In Lieu Of Death Penalty, Federal Government To Begin Sending Criminals On A Two-Week-Long Family Road Trip

WASHINGTON, D.C.—In place of the death penalty, the federal government has unveiled an even worse punishment: sending criminals on a two-week-long family road trip.

The nation’s worst criminals will be freed from prison, reunited with their wife and kids, and sent on a two-week-long trip across the country. If the criminal does not have a wife and kids, one will be provided at taxpayer expense.
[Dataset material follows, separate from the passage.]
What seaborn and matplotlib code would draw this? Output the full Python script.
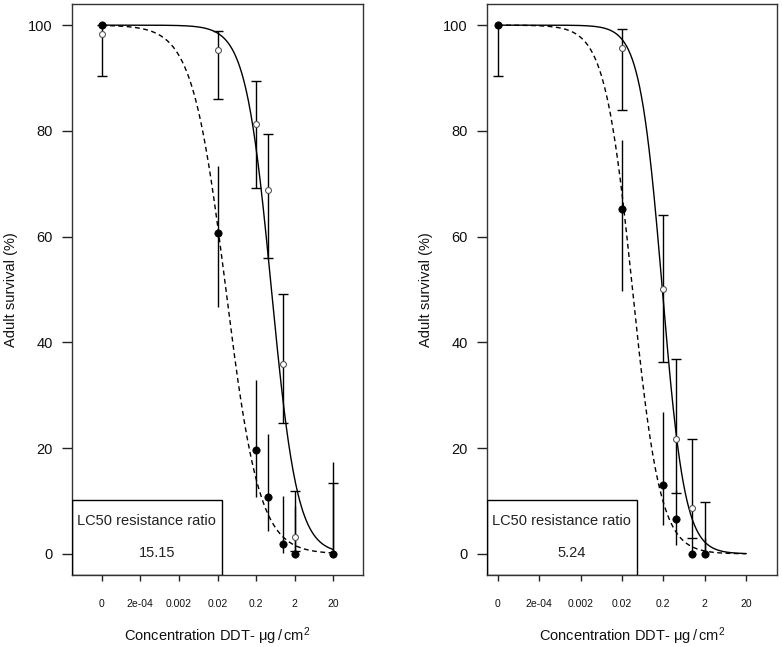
import numpy as np
import pandas as pd
import matplotlib
matplotlib.use("Agg")
import matplotlib.pyplot as plt
from matplotlib.patches import Rectangle
from matplotlib.ticker import NullLocator
import seaborn as sns

# doses (ug/cm2); the control "0" is drawn at 2e-05 on the log axis
ctrl_pos = 2e-05
conc_a = [0, 0.02, 0.2, 0.4, 1, 2, 20]
conc_b = [0, 0.02, 0.2, 0.4, 1, 2]

# panel A - resistant strain (open circles)
res_a = [98.4, 95.3, 81.3, 68.9, 36.0, 3.1, 0.0]
res_a_lo = [90.4, 86.0, 69.2, 55.9, 24.7, 0.6, 0.0]
res_a_hi = [100.0, 98.8, 89.5, 79.4, 49.1, 11.8, 13.4]
# panel A - susceptible strain (filled circles)
sus_a = [100.0, 60.7, 19.6, 10.7, 1.9, 0.0, 0.0]
sus_a_lo = [100.0, 46.7, 10.7, 4.4, 0.2, 0.0, 0.0]
sus_a_hi = [100.0, 73.3, 32.9, 22.6, 11.0, 9.0, 17.3]

# panel B
res_b = [100.0, 95.7, 50.1, 21.7, 8.6, 0.0]
res_b_lo = [90.4, 84.0, 36.2, 11.5, 3.0, 0.0]
res_b_hi = [100.0, 99.2, 64.0, 36.8, 21.7, 9.75]
sus_b = [100.0, 65.2, 13.0, 6.6, 0.0, 0.0]
sus_b_lo = [100.0, 49.8, 5.5, 1.6, 0.0, 0.0]
sus_b_hi = [100.0, 78.2, 26.9, 12.0, 3.0, 3.0]

# fitted log-logistic curves: LC50 and slope
lc50_sus = [0.033, 0.036]
lc50_res = [0.50, 0.189]
slope_sus = [1.0, 1.3]
slope_res = [1.3, 1.6]
ratios = ["15.15", "5.24"]

tick_vals = [2e-05, 2e-04, 0.002, 0.02, 0.2, 2, 20]
tick_labels = ["0", "2e-04", "0.002", "0.02", "0.2", "2", "20"]

sns.set_theme(style="ticks")
plt.rcParams["font.family"] = ["Liberation Sans", "DejaVu Sans"]
plt.rcParams["mathtext.default"] = "regular"

fig = plt.figure(figsize=(7.82, 6.47), dpi=100)
bottom = 1 - 575 / 647
height = 571 / 647
ax_a = fig.add_axes([72 / 782, bottom, 291 / 782, height])
ax_b = fig.add_axes([487.3 / 782, bottom, 290 / 782, height])


def logistic(x, lc50, b):
    return 100.0 / (1.0 + (x / lc50) ** b)


def draw_panel(ax, conc, res, res_lo, res_hi, sus, sus_lo, sus_hi, k, xlim):
    xpos = [ctrl_pos if c == 0 else c for c in conc]
    xs = np.geomspace(ctrl_pos, 20, 400)
    curves = pd.DataFrame({"x": xs,
                           "res": logistic(xs, lc50_res[k], slope_res[k]),
                           "sus": logistic(xs, lc50_sus[k], slope_sus[k])})
    sns.lineplot(data=curves, x="x", y="res", ax=ax, color="black", lw=1.0, zorder=2)
    sns.lineplot(data=curves, x="x", y="sus", ax=ax, color="black", lw=1.0,
                 linestyle=(0, (3.5, 2.5)), zorder=2)

    # error bars: susceptible without caps, resistant with caps
    ax.vlines(xpos, sus_lo, sus_hi, color="black", lw=1.0, zorder=3)
    ax.vlines(xpos, res_lo, res_hi, color="black", lw=1.0, zorder=3)
    cap_x, cap_y = [], []
    for x, m, lo, hi in zip(xpos, res, res_lo, res_hi):
        if lo != m:
            cap_x.append(x); cap_y.append(lo)
        if hi != m:
            cap_x.append(x); cap_y.append(hi)
    ax.plot(cap_x, cap_y, ls="none", marker="_", ms=7, mew=1.0, color="black", zorder=3)

    pts = pd.DataFrame({"x": xpos, "res": res, "sus": sus})
    sns.scatterplot(data=pts, x="x", y="res", ax=ax, color="white",
                    edgecolor="#555555", linewidth=0.8, s=18, zorder=4)
    sns.scatterplot(data=pts, x="x", y="sus", ax=ax, color="black",
                    edgecolor="black", linewidth=0.5, s=28, zorder=5)

    ax.set_xscale("log")
    ax.set_xlim(*xlim)
    ax.set_ylim(-4, 104)
    ax.set_xticks(tick_vals)
    ax.set_xticklabels(tick_labels)
    ax.xaxis.set_minor_locator(NullLocator())
    ax.set_yticks([0, 20, 40, 60, 80, 100])
    ax.tick_params(axis="y", length=7.5, width=1, pad=6.5, labelsize=10.5,
                   color="#222222", labelcolor="#111111")
    ax.tick_params(axis="x", length=4, width=1, pad=13, labelsize=7.5,
                   color="#222222", labelcolor="#111111")
    for sp in ax.spines.values():
        sp.set_visible(True)
        sp.set_linewidth(1.0)
        sp.set_color("#333333")

    ax.set_xlabel(r"Concentration DDT- $\mu$g$\,$/$\,$cm$^2$", fontsize=10.5, color="#111111")
    ax.xaxis.set_label_coords(0.5, -0.088)
    ax.set_ylabel("Adult survival (%)", fontsize=10.5, color="#111111")
    ax.yaxis.set_label_coords(-0.187, 0.5)

    ax.add_patch(Rectangle((0, 0), 0.516, 0.131, transform=ax.transAxes,
                           fill=False, ec="black", lw=1.0, zorder=6))
    ax.text(0.257, 0.095, "LC50 resistance ratio", transform=ax.transAxes,
            ha="center", va="center", fontsize=10.5, color="#222222")
    ax.text(0.291, 0.039, ratios[k], transform=ax.transAxes,
            ha="center", va="center", fontsize=10.5, color="#222222")


draw_panel(ax_a, conc_a, res_a, res_a_lo, res_a_hi, sus_a, sus_a_lo, sus_a_hi, 0,
           (ctrl_pos * 10 ** -0.77, 20 * 10 ** 0.77))
draw_panel(ax_b, conc_b, res_b, res_b_lo, res_b_hi, sus_b, sus_b_lo, sus_b_hi, 1,
           (ctrl_pos * 10 ** -0.25, 20 * 10 ** 0.75))

fig.savefig("out.png", dpi=100)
“It’s a fate worse than death,” Attorney General William Barr said. “From driving through the night to looking for a bathroom every 5 minutes, the criminal will be tortured every step of the way. Whether they’re threatening to turn the car around as their kids ask if the vehicle has arrived at its destination for the thousandth time or they’re breaking down a hundred miles from civilization, every second of the road trip will be a time for them to think on their crimes.”

Barr then threw back his head and cackled maniacally.

Should the criminal survive the road trip, he will be free to go. Estimates suggest that nearly 100% of criminals who survive the torture will be “like a new man.” However, authorities believe the vast majority will take their own lives before the experience is over.

The move was immediately condemned by thousands of human rights advocacy organizations.